After a challenging and mostly online semester, some students are using the break as a vacation. 

“I’m planning on celebrating Christmas with my family and then spending the rest of the break in an Airbnb in New Jersey,” Gabe Biers-Browne ’23 said about his plans with some friends from high school. “We’re all getting tested for COVID-19 before moving in, and plan on spending our time playing frisbee and relaxing.” 

Biers-Browne said he is eager to revel in the extra time off after a semester with only a single Wednesday break, as Cornell hoped to curb travel away from campus.

“Trying to adjust to an online semester was hard enough, but what made it worse was that we got almost no time to relax,” Biers-Browne said. 

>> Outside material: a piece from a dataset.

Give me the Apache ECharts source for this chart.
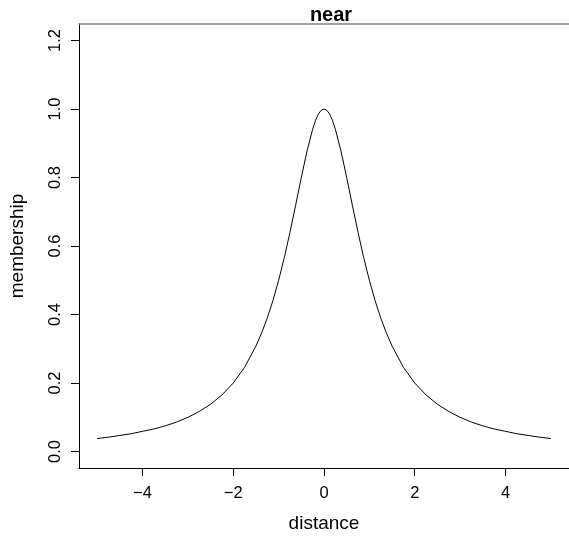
<!DOCTYPE html>
<html>
<head>
<meta charset="utf-8">
<script src="https://cdn.jsdelivr.net/npm/echarts@6/dist/echarts.min.js"></script>
<style>
  html, body { margin: 0; padding: 0; background: #fff; overflow: hidden; }
  #chart { width: 569px; height: 538px; }
</style>
</head>
<body>
<div id="chart"></div>
<script>
// Membership curve for the fuzzy set "near"
const distance = [
  -5, -4.75, -4.5, -4.25, -4, -3.75, -3.5, -3.25, -3, -2.75, -2.5, -2.25, -2,
  -1.75, -1.5, -1.375, -1.25, -1.125, -1, -0.875, -0.75, -0.625, -0.5, -0.375,
  -0.25, -0.1875, -0.125, -0.0625, 0, 0.0625, 0.125, 0.1875, 0.25, 0.375, 0.5,
  0.625, 0.75, 0.875, 1, 1.125, 1.25, 1.375, 1.5, 1.75, 2, 2.25, 2.5, 2.75, 3,
  3.25, 3.5, 3.75, 4, 4.25, 4.5, 4.75, 5
];
const membership = [
  0.038, 0.042, 0.047, 0.052, 0.059, 0.066, 0.075, 0.086, 0.100, 0.117, 0.138,
  0.165, 0.200, 0.246, 0.308, 0.346, 0.390, 0.441, 0.500, 0.566, 0.640, 0.719,
  0.800, 0.877, 0.941, 0.966, 0.985, 0.996, 1.000, 0.996, 0.985, 0.966, 0.941,
  0.877, 0.800, 0.719, 0.640, 0.566, 0.500, 0.441, 0.390, 0.346, 0.308, 0.246,
  0.200, 0.165, 0.138, 0.117, 0.100, 0.086, 0.075, 0.066, 0.059, 0.052, 0.047,
  0.042, 0.038
];
const xTicks = [-4, -2, 0, 2, 4];
const yTicks = [0, 0.2, 0.4, 0.6, 0.8, 1.0, 1.2];

const font = 'Liberation Sans, Arial, Helvetica, sans-serif';
const chart = echarts.init(document.getElementById('chart'), null, { renderer: 'canvas' });

chart.setOption({
  animation: false,
  backgroundColor: '#fff',
  title: {
    text: 'near',
    left: 326,
    textAlign: 'center',
    top: 0,
    textStyle: { fontFamily: font, fontWeight: 'bold', fontSize: 20, color: '#000' }
  },
  grid: { left: 78, top: 24, width: 494, height: 444, show: false },
  xAxis: [{
    type: 'value',
    min: -5.4, max: 5.4,
    position: 'bottom',
    name: 'distance',
    nameLocation: 'middle',
    nameGap: 46,
    nameTextStyle: { fontFamily: font, fontSize: 19, color: '#000' },
    axisLine: { show: true, onZero: false, lineStyle: { color: '#000', width: 1 } },
    splitLine: { show: false },
    axisTick: { show: true, inside: false, length: 8, customValues: xTicks,
      lineStyle: { color: '#000', width: 1 } },
    axisLabel: { customValues: xTicks, margin: 17,
      fontFamily: font, fontSize: 16.5, color: '#000',
      formatter: v => (v < 0 ? '\u2212' + Math.abs(v) : String(v)) }
  }, {
    // top edge of the plot box
    type: 'value',
    min: -5.4, max: 5.4,
    position: 'top',
    axisLine: { show: true, onZero: false, lineStyle: { color: '#808080', width: 1.5 } },
    axisTick: { show: false },
    axisLabel: { show: false },
    splitLine: { show: false }
  }],
  yAxis: {
    type: 'value',
    min: -0.048, max: 1.248,
    name: 'membership',
    nameLocation: 'middle',
    nameGap: 52,
    nameRotate: 90,
    nameTextStyle: { fontFamily: font, fontSize: 19, color: '#000' },
    axisLine: { show: true, onZero: false, lineStyle: { color: '#000', width: 1 } },
    splitLine: { show: false },
    axisTick: { show: true, inside: false, length: 8, customValues: yTicks,
      lineStyle: { color: '#000', width: 1 } },
    axisLabel: { customValues: yTicks, rotate: 90, margin: 15,
      fontFamily: font, fontSize: 16.5, color: '#000',
      formatter: v => v.toFixed(1) }
  },
  series: [{
    type: 'line',
    xAxisIndex: 0,
    data: distance.map((d, i) => [d, membership[i]]),
    showSymbol: false,
    smooth: false,
    lineStyle: { color: '#000', width: 1 },
    clip: false
  }]
});
</script>
</body>
</html>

Other students, however, are using the break to work during the especially long winter away from Ithaca. Reed Landry ’23 is heading to work part-time at a Breckenridge, Colorado, ski resort after Thanksgiving Break. 

“I get the experience, the money and a ski pass that lets me ski at any of the resort’s locations,” Landry said. “The ability to do this is probably the only upside to not having any breaks during the semester, because I don’t think I’d be able to [this in] any other winter break.” 

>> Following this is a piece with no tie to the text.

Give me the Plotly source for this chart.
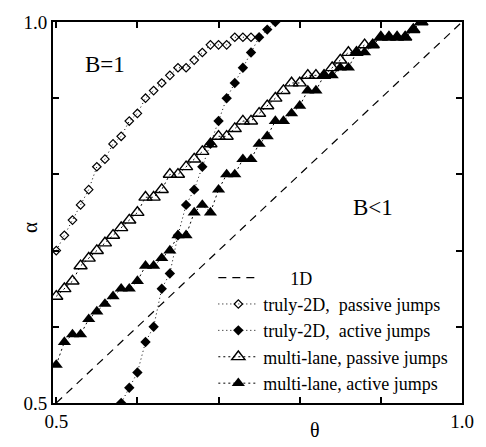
import plotly.graph_objects as go

# theta grid (step 0.01) and alpha values for each model
theta_2d_passive = [0.50, 0.51, 0.52, 0.53, 0.54, 0.55, 0.56, 0.57, 0.58, 0.59,
                    0.60, 0.61, 0.62, 0.63, 0.64, 0.65, 0.66, 0.67, 0.68, 0.69,
                    0.70, 0.71, 0.72, 0.73, 0.74]
alpha_2d_passive = [0.70, 0.72, 0.74, 0.76, 0.78, 0.81, 0.82, 0.84, 0.85, 0.87,
                    0.88, 0.90, 0.91, 0.92, 0.93, 0.94, 0.94, 0.95, 0.96, 0.97,
                    0.97, 0.97, 0.98, 0.98, 0.98]

theta_2d_active = [0.58, 0.59, 0.60, 0.61, 0.62, 0.63, 0.64, 0.65, 0.66, 0.67,
                   0.68, 0.69, 0.70, 0.71, 0.72, 0.73, 0.74, 0.75, 0.76, 0.77]
alpha_2d_active = [0.50, 0.52, 0.54, 0.58, 0.60, 0.65, 0.67, 0.72, 0.76, 0.78,
                   0.81, 0.84, 0.87, 0.90, 0.92, 0.94, 0.96, 0.98, 0.99, 1.00]

theta_ml = [0.50, 0.51, 0.52, 0.53, 0.54, 0.55, 0.56, 0.57, 0.58, 0.59,
            0.60, 0.61, 0.62, 0.63, 0.64, 0.65, 0.66, 0.67, 0.68, 0.69,
            0.70, 0.71, 0.72, 0.73, 0.74, 0.75, 0.76, 0.77, 0.78, 0.79,
            0.80, 0.81, 0.82, 0.83, 0.84, 0.85, 0.86, 0.87, 0.88, 0.89,
            0.90, 0.91, 0.92, 0.93, 0.94, 0.95]
alpha_ml_passive = [0.64, 0.65, 0.66, 0.68, 0.69, 0.70, 0.71, 0.72, 0.73, 0.74,
                    0.75, 0.77, 0.77, 0.78, 0.80, 0.80, 0.81, 0.82, 0.83, 0.84,
                    0.85, 0.85, 0.86, 0.87, 0.87, 0.88, 0.89, 0.90, 0.91, 0.92,
                    0.92, 0.93, 0.93, 0.93, 0.94, 0.95, 0.96, 0.96, 0.97, 0.97,
                    0.98, 0.98, 0.98, 0.98, 0.99, 1.00]
alpha_ml_active = [0.55, 0.58, 0.59, 0.59, 0.61, 0.62, 0.63, 0.64, 0.65, 0.65,
                   0.66, 0.68, 0.68, 0.69, 0.70, 0.72, 0.72, 0.75, 0.76, 0.75,
                   0.78, 0.80, 0.80, 0.82, 0.82, 0.84, 0.85, 0.87, 0.87, 0.88,
                   0.89, 0.91, 0.91, 0.93, 0.93, 0.94, 0.94, 0.96, 0.96, 0.97,
                   0.98, 0.98, 0.98, 0.98, 0.99, 1.00]

line_1d = [0.5, 1.0]

tick_vals = [0.5, 0.6, 0.7, 0.8, 0.9, 1.0]
tick_text = ["0.5", "", "", "", "", "1.0"]

NB = "\u00a0"
names = [NB * 6 + "1D",
         "truly-2D," + NB + " passive jumps",
         "truly-2D," + NB + " active jumps",
         "multi-lane, passive jumps",
         "multi-lane, active jumps"]

SERIF = "Liberation Serif, Times New Roman, serif"
BLACK = "black"

fig = go.Figure()

fig.add_trace(go.Scatter(
    x=line_1d, y=line_1d, mode="lines", name=names[0], legendgroup="g0",
    line=dict(color=BLACK, width=1.2, dash="8px,6px")))

fig.add_trace(go.Scatter(
    x=theta_2d_passive, y=alpha_2d_passive, mode="lines+markers",
    name=names[1], legendgroup="g1",
    line=dict(color=BLACK, width=1, dash="1px,3px"),
    marker=dict(symbol="diamond-open", size=6.5, color=BLACK,
                line=dict(width=1.2, color=BLACK))))

fig.add_trace(go.Scatter(
    x=theta_2d_active, y=alpha_2d_active, mode="lines+markers",
    name=names[2], legendgroup="g2",
    line=dict(color=BLACK, width=1, dash="1px,3px"),
    marker=dict(symbol="diamond", size=8, color=BLACK)))

fig.add_trace(go.Scatter(
    x=theta_ml, y=alpha_ml_passive, mode="lines+markers",
    name=names[3], legendgroup="g3",
    line=dict(color=BLACK, width=1, dash="2px,3px"),
    marker=dict(symbol="triangle-up-open", size=11.5, color=BLACK,
                line=dict(width=1.4, color=BLACK))))

fig.add_trace(go.Scatter(
    x=theta_ml, y=alpha_ml_active, mode="lines+markers",
    name=names[4], legendgroup="g4",
    line=dict(color=BLACK, width=1, dash="2px,3px"),
    marker=dict(symbol="triangle-up", size=11.5, color=BLACK)))

axis_common = dict(
    showgrid=False, zeroline=False, showline=True, linecolor=BLACK,
    linewidth=2, mirror="ticks", ticks="inside", ticklen=6, tickwidth=1.5,
    tickcolor=BLACK, tickvals=tick_vals, ticktext=tick_text,
    tickfont=dict(family=SERIF, size=19, color=BLACK))

fig.update_xaxes(range=[0.496, 1.0], **axis_common)
fig.update_yaxes(range=[0.5, 1.0], **axis_common)

fig.update_layout(
    width=486, height=447,
    margin=dict(l=53, r=14, t=17, b=44),
    paper_bgcolor="white", plot_bgcolor="white",
    font=dict(family=SERIF, color=BLACK),
    showlegend=True,
    legend=dict(
        x=0.392, y=0.377, xanchor="left", yanchor="top",
        bgcolor="rgba(0,0,0,0)", borderwidth=0,
        font=dict(family=SERIF, size=18, color=BLACK),
        itemwidth=40, tracegroupgap=0, traceorder="grouped"),
    annotations=[
        dict(text="B=1", x=0.56, y=0.944, xref="x", yref="y", showarrow=False,
             font=dict(family=SERIF, size=23, color=BLACK)),
        dict(text="B<1", x=0.89, y=0.756, xref="x", yref="y", showarrow=False,
             font=dict(family=SERIF, size=23, color=BLACK)),
        dict(text="θ", x=0.64, y=-0.07, xref="paper", yref="paper",
             showarrow=False, yanchor="middle",
             font=dict(family=SERIF, size=20, color=BLACK)),
        dict(text="α", x=-0.09, y=0.46, xref="paper", yref="paper",
             showarrow=False, textangle=-90,
             font=dict(family=SERIF, size=21, color=BLACK)),
    ],
)

fig.write_html("out.html")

Similarly, Kyra Kozin ’23 said she wants this break to be a busy one. Kozin plans to take a winter class and work for her mom with the extra time off.

But having a nearly three-month break comes with downsides — it means shaving off days spent in Ithaca during a year that has already cut short time on campus. Kozin said she is contemplating returning to Ithaca in January to stay in her apartment: “Two and a half months is a long time to be home,” she said.

However, not all students have this option. Since Cornell is switching to a fully remote semester after Thanksgiving, students living in dorms will have to leave their residences, except in limited circumstances. 

But Dylan Keusch ’24 doesn’t mind this requirement, because he’s looking forward to seeing his family after his first semester away from home. He plans to enroll in ECON 1120 during the winter break to lighten his load in the spring.

“Mostly, I need some time off from school and want to see my family,” Keusch said.